Since then, the general level of wages has fallen, but far from ever being perceived as a problem for Tesco or any other big business, historical documentation shows that at the start of the 21st century, British corporations and big business welcomed this as an inevitable consequence of unfettered immigration. As the aforementioned archived article reports, in 2004 the Chartered Institute of Personnel and Development (CIPD) predicted that “the arrival of migrant workers from the EU accession states will help to relieve upwards pressure on wages, without creating downward pressure”. Put succinctly, wages would stagnate because the newly arrived workforce which would receive them were already used to a pittance.
The CIPD analysis didn’t tell the whole story, however, and maybe reflected wishful thinking in the face of hard-nosed economic reality. If wages stay low against inflation, and in the context of an indebted population, then there is less disposable income. In particular, Tesco and other corporations looking to harvest the “Polish Pound” may not have accounted for what would be discovered later to be a tendency of the new work force – and that was to send billions of £s out of the British economy. On a wider scale, the fact that EU immigration generally costs Britons £3000 a year obviously has an impact on everyone’s disposable income.
The upshot seems to be that there has been considerable consequential economic damage that has hit Tesco particularly badly. Tesco’s shares have dropped some 30% over the last three years and are now close to a 10-year low. News of the 6% reduction in Tesco’s underlying pre-tax profits in the last financial year is relatively hot off the presses. Relative to two years ago, Tesco’s profits have seen a dent of £500million. Shareholders are up in arms.
The chief cause of Tesco’s woes – although many other causes are proposed – must be the general decline in the standard of living in the UK; this is evidenced by the way shoppers have abandoned Tesco to shop at the bargain-basement rate chains of Aldi and Lidl, and this competition is recognised in a recovery plan devised by new Tesco leadership. However, nothing quite demonstrates the plight of British people in the context of the open borders that Tesco has advocated more than the growing number of Food Banks – and herein is signified the real source of not just Tesco’s, but all of British corporate-business’ current and future problems.
Britons have been displaced out of work or into zero contract jobs at the same time as the introduction of what some would call a callous welfare administration – not to mention general austerity measures. All the while, real income remains deflated thanks to a combination of factors. Even if an inflation rate is kept to a target, as the Government may be able to boast, it still produces a negative effect on prices if wages are not kept in line. This is certainly the case, and undoubtedly related to EU immigration (the Labour leader thought it was advantageous to admit to the relationship in 2011, but generally the corporate-media, which is full of types that want to see Britain fundamentally altered, doesn’t like to acknowledge this particular reality). Unemployment that is measured in terms of how many job vacancies are filled will always paint a rosy picture if many of those jobs are part time, and there is a glut of labour from other countries to fill the positions. However, the laws of the universe, let alone economics, dictate that when there is a surfeit of one thing, then it is not as valuable as when there is a deficit.

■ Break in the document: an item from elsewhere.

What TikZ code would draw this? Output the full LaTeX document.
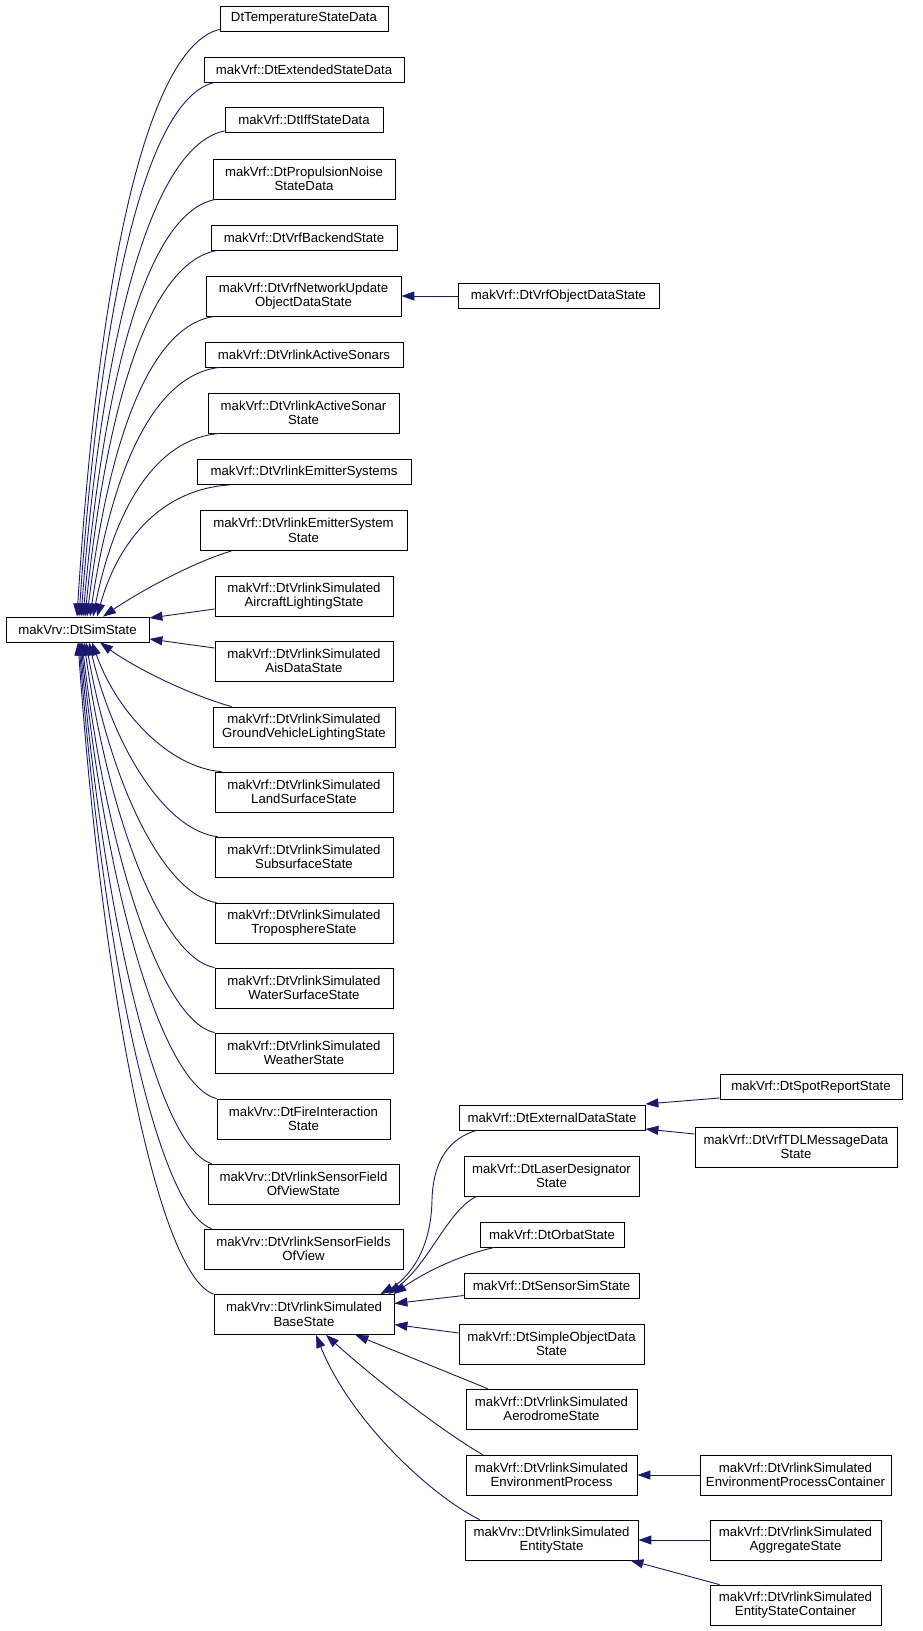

Cynically, Tesco has tried to capitalise on what are the real signatures of the parlous state of the British economy, and since 2012, has been involved in a scheme which appears, in the context of its year-on-year failure, as an attempt to access and make good from what is surely the growing charity-industry of food banks. Not only is there much money in good causes, but grabbing a stake in this one must be for Tesco about recouping lost business. Customers are encouraged, in store, to make donations to food banks, which, in the corporate cold light of day, is a marketing ploy to create sales. But such is the out-in-the-open brazen and bold-faced chutzpah of corporate outfits such as Tesco. The sudden appearance in the UK of a wide spread need for free food is something that Tesco, in its advocacy of the invasion of the UK, has had a hand in creating. Thus Tesco has received the bill for its treachery, but still expects its oblivious and deceived customers to pay for it.